Marc Alexandre Oho Bambe, est poète, écrivain et slameur (connu sous le nom de Capitaine Alexandre).
Ces trois univers se retrouvent parfaitement dans la construction de ce livre.
La narration de l’histoire du musicien est entrecoupée de poèmes, de lettres pour Indira sa fille et des enregistrements de son père.
‘’Souviens-toi de ne pas mourir sans avoir aimé ‘’, aborde des sujets forts comme la paternité, l’absence, la solitude, l’amour, le racisme, la vie de tournée. Avec toujours en toile de fond le Jazz.
J’ai adoré cette lecture, entre roman et poésie. Je me suis laissée embarquée par le style atypique de l’auteur, ses personnages touchants, son ode à l’amour et à la musique.
Un magnifique récit puissant et émouvant.

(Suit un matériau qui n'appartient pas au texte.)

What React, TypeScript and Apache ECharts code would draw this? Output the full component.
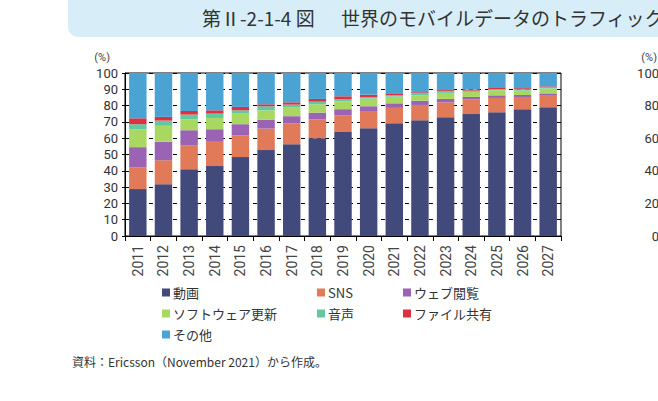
import { useEffect, useRef } from 'react';
import * as echarts from 'echarts';

// 年（横軸）
const years = [
  '2011', '2012', '2013', '2014', '2015', '2016', '2017', '2018', '2019',
  '2020', '2021', '2022', '2023', '2024', '2025', '2026', '2027',
];

// 用途別の構成比（%）
const video = [28.8, 31.8, 41.0, 42.9, 48.4, 52.7, 56.3, 60.0, 63.8, 66.1, 69.2, 71.0, 72.9, 74.8, 75.9, 77.8, 79.0];
const sns = [13.4, 14.7, 14.7, 14.9, 13.4, 13.2, 12.7, 11.6, 10.3, 10.6, 9.4, 9.4, 9.1, 8.9, 8.8, 7.5, 7.5];
const web = [12.3, 11.3, 9.2, 7.7, 6.8, 5.5, 4.5, 4.1, 3.7, 2.9, 2.8, 2.6, 2.1, 1.6, 1.6, 1.2, 1.0];
const software = [11.0, 9.8, 6.7, 6.9, 6.5, 5.7, 5.3, 5.1, 4.8, 4.7, 4.1, 3.4, 3.7, 3.1, 3.1, 2.7, 3.0];
const audio = [3.1, 3.2, 2.9, 2.7, 2.0, 2.5, 1.8, 1.6, 1.4, 1.0, 1.0, 1.2, 1.0, 0.8, 0.8, 0.9, 0.7];
const fileShare = [3.6, 2.3, 2.2, 2.0, 2.1, 1.2, 1.4, 1.7, 1.7, 1.4, 0.6, 0.6, 0.7, 0.6, 0.6, 0.6, 0.6];
const others = [27.8, 26.9, 23.3, 22.9, 20.8, 19.2, 18.0, 15.9, 14.3, 13.3, 12.9, 11.8, 10.5, 10.2, 9.2, 9.3, 8.2];

const seriesNames = ['動画', 'SNS', 'ウェブ閲覧', 'ソフトウェア更新', '音声', 'ファイル共有', 'その他'];
const seriesColors = ['#414a7a', '#e07a58', '#9a63b3', '#a9d862', '#63c8a0', '#e0303f', '#4aa3d3'];
const seriesValues = [video, sns, web, software, audio, fileShare, others];

const FONT = '"Noto Sans CJK JP", "Noto Sans", sans-serif';
const NUM_FONT = 'Roboto, "Noto Sans", sans-serif';

// 凡例の配置（左上の位置）
const legendLeft = [162, 317, 403, 162, 317, 403, 162];
const legendTop = [286, 286, 286, 307, 307, 307, 328];

const App: React.FC = () => {
  const chartRef = useRef<HTMLDivElement>(null);

  useEffect(() => {
    document.body.style.margin = '0';
    if (!chartRef.current) return;
    const chart = echarts.init(chartRef.current, undefined, { renderer: 'svg' });

    const option = {
      animation: false,
      textStyle: { fontFamily: FONT },
      graphic: [
        {
          type: 'rect',
          shape: { x: 68, y: -20, width: 640, height: 57, r: 10 },
          style: { fill: '#d7eef9' },
          z: -10,
        },
        {
          type: 'text',
          x: 202,
          y: 17,
          style: {
            text: '第Ⅱ-2-1-4 図',
            fill: '#333',
            font: `19px ${FONT}`,
            textVerticalAlign: 'middle',
          },
        },
        {
          type: 'text',
          x: 341,
          y: 17,
          style: {
            text: '世界のモバイルデータのトラフィック',
            fill: '#333',
            font: `19px ${FONT}`,
            textVerticalAlign: 'middle',
          },
        },
        {
          type: 'text',
          x: 110,
          y: 57,
          style: { text: '(%)', fill: '#444', font: `11px ${NUM_FONT}`, textAlign: 'right', textVerticalAlign: 'middle' },
        },
        {
          type: 'text',
          x: 657,
          y: 57,
          style: { text: '(%)', fill: '#444', font: `11px ${NUM_FONT}`, textAlign: 'right', textVerticalAlign: 'middle' },
        },
        {
          type: 'text',
          x: 72,
          y: 361,
          style: {
            text: '資料：Ericsson（November 2021）から作成。',
            fill: '#333',
            font: `12px ${FONT}`,
            textVerticalAlign: 'middle',
          },
        },
      ],
      legend: seriesNames.map((name, i) => ({
        data: [name],
        left: legendLeft[i],
        top: legendTop[i],
        padding: 0,
        icon: 'rect',
        itemWidth: 8,
        itemHeight: 8,
        textStyle: { fontSize: 13, color: '#333', fontFamily: FONT, padding: [0, 0, 0, -2] },
        selectedMode: false,
      })),
      grid: [
        {
          left: 125,
          top: 73,
          width: 436,
          height: 163,
          show: true,
          borderColor: '#000',
          borderWidth: 1,
          backgroundColor: 'transparent',
        },
        {
          left: 664,
          top: 73,
          width: 100,
          height: 163,
        },
      ],
      xAxis: [
        {
          type: 'category',
          data: years,
          gridIndex: 0,
          axisLine: { lineStyle: { color: '#000' } },
          axisTick: { show: true, length: 5, lineStyle: { color: '#000' } },
          axisLabel: { rotate: 90, fontSize: 14, color: '#444', margin: 9, fontFamily: NUM_FONT },
        },
        {
          type: 'category',
          data: years,
          gridIndex: 1,
          show: false,
        },
      ],
      yAxis: [
        {
          type: 'value',
          gridIndex: 0,
          min: 0,
          max: 100,
          interval: 10,
          axisLine: { show: true, lineStyle: { color: '#000' } },
          axisTick: { show: true, length: 3, lineStyle: { color: '#000' } },
          axisLabel: { fontSize: 13, color: '#333', margin: 7, fontFamily: NUM_FONT },
          splitLine: { show: true, lineStyle: { color: '#000', type: [4, 4], width: 1 } },
        },
        {
          type: 'value',
          gridIndex: 1,
          min: 0,
          max: 100,
          interval: 20,
          axisLine: { show: false },
          axisTick: { show: false },
          axisLabel: { fontSize: 13, color: '#333', margin: 5, fontFamily: NUM_FONT },
          splitLine: { show: false },
        },
      ],
      series: seriesNames.map((name, i) => ({
        name,
        type: 'bar',
        stack: 'total',
        xAxisIndex: 0,
        yAxisIndex: 0,
        barCategoryGap: '32%',
        itemStyle: { color: seriesColors[i] },
        data: seriesValues[i],
      })),
    };

    chart.setOption(option);
    return () => {
      chart.dispose();
    };
  }, []);

  return <div ref={chartRef} style={{ width: 658, height: 401 }} />;
};

export default App;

Que dire de plus après un titre qui résume à lui seul le contenu de cette œuvre ? Peut-être, excusez du peu, évoquer le remarquable travail de l’auteur qui réussit simplement, mais avec beaucoup d’humour, à parler du racisme au sens large du terme. Il présente l’humanité et ses rapports conflictuels qu’elle a toujours entretenu avec cet·te « autre », qui n’est pourtant qu’elle-même !? Le racisme, la xénophobie ou encore les stéréotypes, les préjugés et autres discriminations sont autant de thèmes abordés dans ce livre, vulgarisés et combattus comme il se doit. Cette bande dessinée n’est pas que pour les enfants, elle est destinée à tous et toutes, tant son fond fait écho à la vie de tous les jours et va à l’encontre de cette immonde bêtise qui inonde le champs politique et certains médias.
⠀
Ce titre est à découvrir dans votre Espace COOLturel, au rayon BD « tout public » et on vous la conseille chaleureusement ! - Michaël
Les dinosaures aussi ont des problèmes de santé : pour y remédier, ils se rendent à l’hôpital des dinosaures. Diplodocus, stégosaures et autres tyrannosaures viennent consulter le docteur Trodon qui leur fait passer une multitude d’examens, allant du scanner pour mesurer la taille de leur cerveau, aux radios pour voir comment leur squelette est constitué. Cet album, à la croisée de la fiction et du documentaire, mêle humour, petites histoires et informations passionnantes à propos de ces dinosaures qui fascinent toujours autant petits et grands. L’approche est extrêmement originale, ludique et mêle de manière totalement loufoque et avec succès jargon médical et univers des dinosaures. Hye-Won Kyung revient sur leur anatomie, expliquant par exemple pourquoi le stégosaure a des plaques sur le dos, ou bien pourquoi les maiasaura sont d’excellents parents. Les illustrations, très bien réalisées, donnent vie à ces animaux du Mésozoïque avec une mention spéciale pour les belles planches de squelettes dans lesquelles l’autrice-illustratrice s’en est donné à cœur joie.